**DATA SUPPLIED**
+++++
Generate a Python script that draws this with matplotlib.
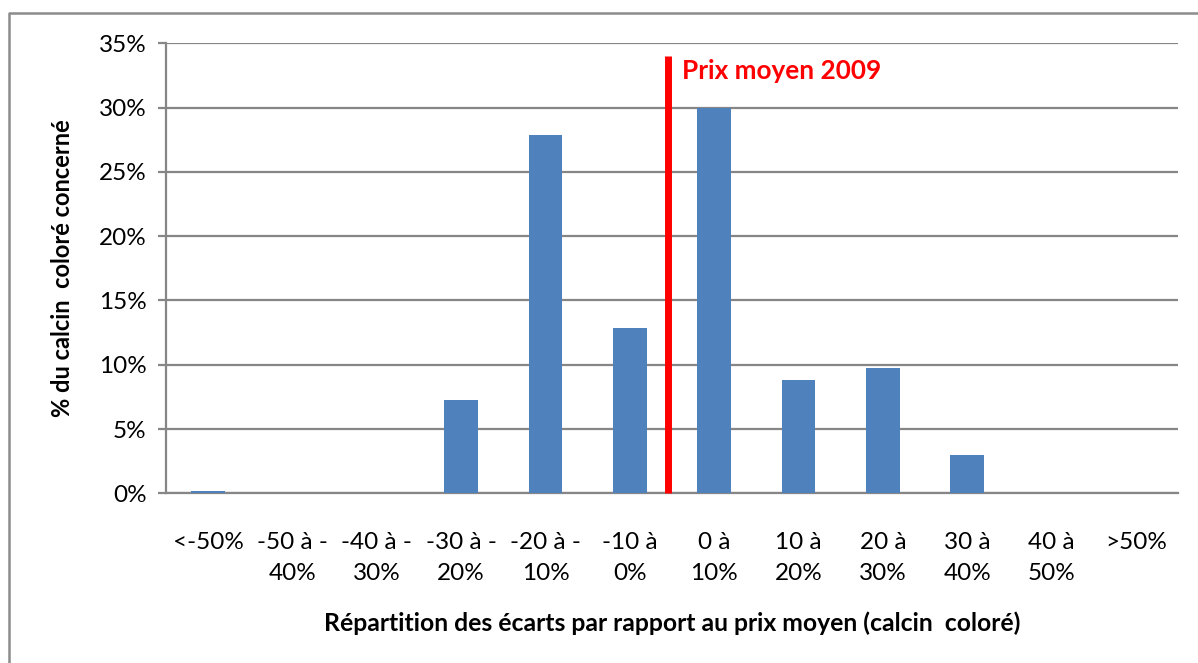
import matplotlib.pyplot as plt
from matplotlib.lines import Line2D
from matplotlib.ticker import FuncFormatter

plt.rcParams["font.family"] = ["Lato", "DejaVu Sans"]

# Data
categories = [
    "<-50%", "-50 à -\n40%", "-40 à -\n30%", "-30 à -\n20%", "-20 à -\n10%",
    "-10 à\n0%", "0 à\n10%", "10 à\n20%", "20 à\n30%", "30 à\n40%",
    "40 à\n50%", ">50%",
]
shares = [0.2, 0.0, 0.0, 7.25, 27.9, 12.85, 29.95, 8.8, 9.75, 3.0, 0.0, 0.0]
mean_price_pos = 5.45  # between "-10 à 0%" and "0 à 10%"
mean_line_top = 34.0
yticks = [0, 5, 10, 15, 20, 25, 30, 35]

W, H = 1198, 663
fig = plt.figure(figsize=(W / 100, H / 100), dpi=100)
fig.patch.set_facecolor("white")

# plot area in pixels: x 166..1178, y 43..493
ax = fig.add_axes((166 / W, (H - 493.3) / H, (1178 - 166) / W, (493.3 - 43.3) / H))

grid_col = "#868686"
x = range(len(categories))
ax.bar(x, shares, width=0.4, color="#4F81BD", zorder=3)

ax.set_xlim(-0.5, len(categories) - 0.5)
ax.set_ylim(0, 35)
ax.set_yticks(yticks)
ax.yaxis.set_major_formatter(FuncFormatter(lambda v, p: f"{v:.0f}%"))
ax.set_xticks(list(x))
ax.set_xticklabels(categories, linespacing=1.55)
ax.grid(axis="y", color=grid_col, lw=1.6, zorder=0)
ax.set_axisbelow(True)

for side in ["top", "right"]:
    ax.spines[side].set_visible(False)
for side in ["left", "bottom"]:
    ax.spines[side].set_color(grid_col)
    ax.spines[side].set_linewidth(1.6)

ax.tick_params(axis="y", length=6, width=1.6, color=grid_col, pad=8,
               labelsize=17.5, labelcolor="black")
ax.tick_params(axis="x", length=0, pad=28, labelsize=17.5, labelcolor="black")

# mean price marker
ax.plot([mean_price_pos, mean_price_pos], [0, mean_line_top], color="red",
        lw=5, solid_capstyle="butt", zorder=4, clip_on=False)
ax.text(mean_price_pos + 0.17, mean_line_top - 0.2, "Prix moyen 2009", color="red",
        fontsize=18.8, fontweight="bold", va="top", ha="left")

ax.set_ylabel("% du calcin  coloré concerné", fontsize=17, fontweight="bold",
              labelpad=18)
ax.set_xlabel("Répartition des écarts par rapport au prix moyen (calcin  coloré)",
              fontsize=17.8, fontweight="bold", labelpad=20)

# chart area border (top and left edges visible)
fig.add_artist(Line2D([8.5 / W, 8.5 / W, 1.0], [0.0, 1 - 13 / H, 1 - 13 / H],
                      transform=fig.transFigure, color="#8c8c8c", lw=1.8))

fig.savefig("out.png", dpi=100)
+++++
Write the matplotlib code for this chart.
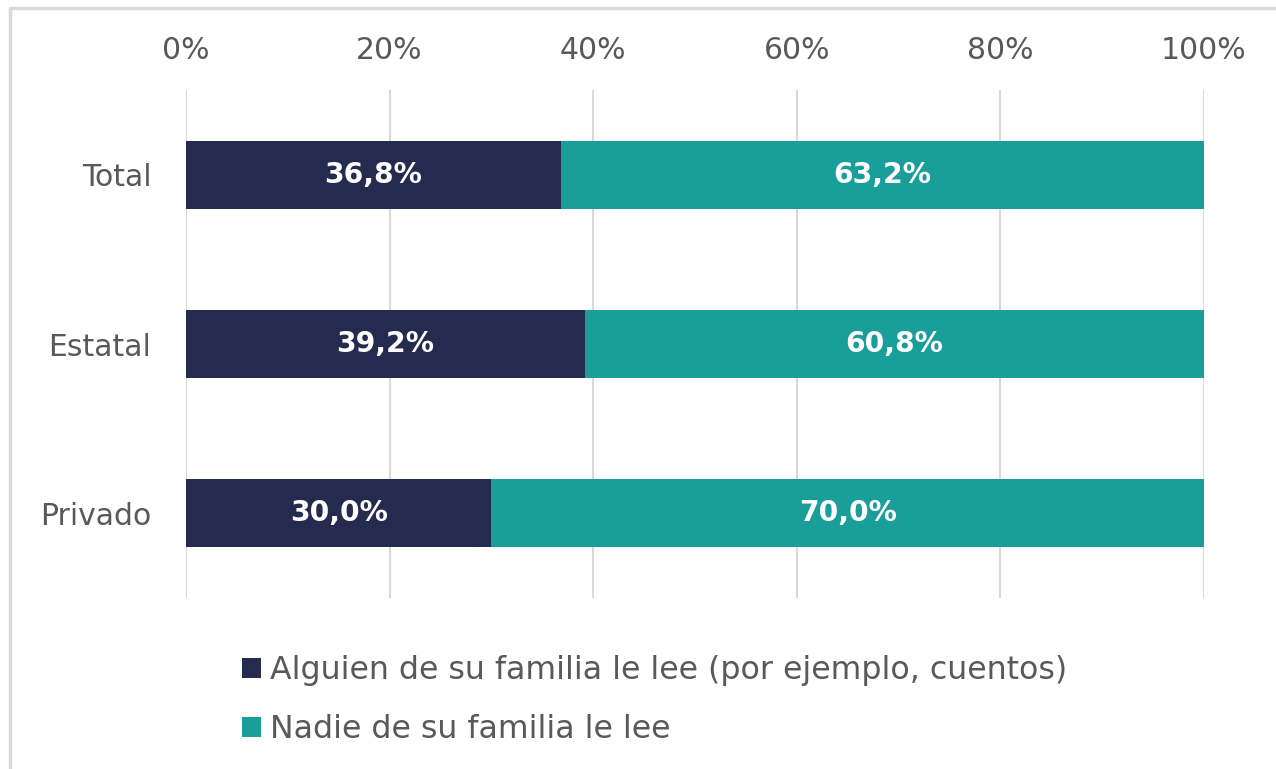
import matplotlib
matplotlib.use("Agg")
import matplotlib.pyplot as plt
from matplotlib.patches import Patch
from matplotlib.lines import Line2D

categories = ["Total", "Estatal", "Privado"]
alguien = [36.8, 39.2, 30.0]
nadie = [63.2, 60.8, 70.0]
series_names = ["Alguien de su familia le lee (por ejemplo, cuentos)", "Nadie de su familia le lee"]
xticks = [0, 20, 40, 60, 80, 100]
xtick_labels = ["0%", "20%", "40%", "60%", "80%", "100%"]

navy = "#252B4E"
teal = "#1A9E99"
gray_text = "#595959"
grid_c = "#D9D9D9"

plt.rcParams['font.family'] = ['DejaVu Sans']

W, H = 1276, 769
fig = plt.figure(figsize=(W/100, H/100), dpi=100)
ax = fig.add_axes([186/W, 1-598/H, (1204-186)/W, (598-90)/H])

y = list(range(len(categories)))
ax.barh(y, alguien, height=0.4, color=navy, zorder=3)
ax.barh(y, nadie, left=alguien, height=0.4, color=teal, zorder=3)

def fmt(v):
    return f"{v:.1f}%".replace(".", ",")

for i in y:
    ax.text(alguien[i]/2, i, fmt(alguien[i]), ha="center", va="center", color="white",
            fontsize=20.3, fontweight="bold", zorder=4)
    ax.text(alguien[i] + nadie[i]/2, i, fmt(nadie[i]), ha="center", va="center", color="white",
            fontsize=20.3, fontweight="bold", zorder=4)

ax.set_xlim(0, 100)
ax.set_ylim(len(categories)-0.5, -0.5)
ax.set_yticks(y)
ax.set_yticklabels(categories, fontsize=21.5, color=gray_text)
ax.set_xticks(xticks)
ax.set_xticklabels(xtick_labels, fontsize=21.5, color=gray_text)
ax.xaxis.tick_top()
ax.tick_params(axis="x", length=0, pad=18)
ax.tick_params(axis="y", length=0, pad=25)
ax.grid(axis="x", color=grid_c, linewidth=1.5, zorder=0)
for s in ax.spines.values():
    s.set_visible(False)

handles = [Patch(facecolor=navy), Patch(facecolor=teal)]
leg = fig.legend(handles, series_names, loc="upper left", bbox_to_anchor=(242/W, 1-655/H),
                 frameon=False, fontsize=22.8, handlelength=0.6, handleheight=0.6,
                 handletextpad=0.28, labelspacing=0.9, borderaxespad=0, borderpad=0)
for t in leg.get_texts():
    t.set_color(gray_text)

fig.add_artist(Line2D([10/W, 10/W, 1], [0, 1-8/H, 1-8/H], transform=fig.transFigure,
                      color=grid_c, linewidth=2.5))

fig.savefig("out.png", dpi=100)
+++++
Only the lines starting at the line with "Write the matplotlib code for this chart." and ending at the line with "ax = fig.add_axes([186/W, 1-598/H, (1204-186)/W, (598-90)/H])" should be printed again, exactly and with both ends kept; omit the pictures.

Write the matplotlib code for this chart.
import matplotlib
matplotlib.use("Agg")
import matplotlib.pyplot as plt
from matplotlib.patches import Patch
from matplotlib.lines import Line2D

categories = ["Total", "Estatal", "Privado"]
alguien = [36.8, 39.2, 30.0]
nadie = [63.2, 60.8, 70.0]
series_names = ["Alguien de su familia le lee (por ejemplo, cuentos)", "Nadie de su familia le lee"]
xticks = [0, 20, 40, 60, 80, 100]
xtick_labels = ["0%", "20%", "40%", "60%", "80%", "100%"]

navy = "#252B4E"
teal = "#1A9E99"
gray_text = "#595959"
grid_c = "#D9D9D9"

plt.rcParams['font.family'] = ['DejaVu Sans']

W, H = 1276, 769
fig = plt.figure(figsize=(W/100, H/100), dpi=100)
ax = fig.add_axes([186/W, 1-598/H, (1204-186)/W, (598-90)/H])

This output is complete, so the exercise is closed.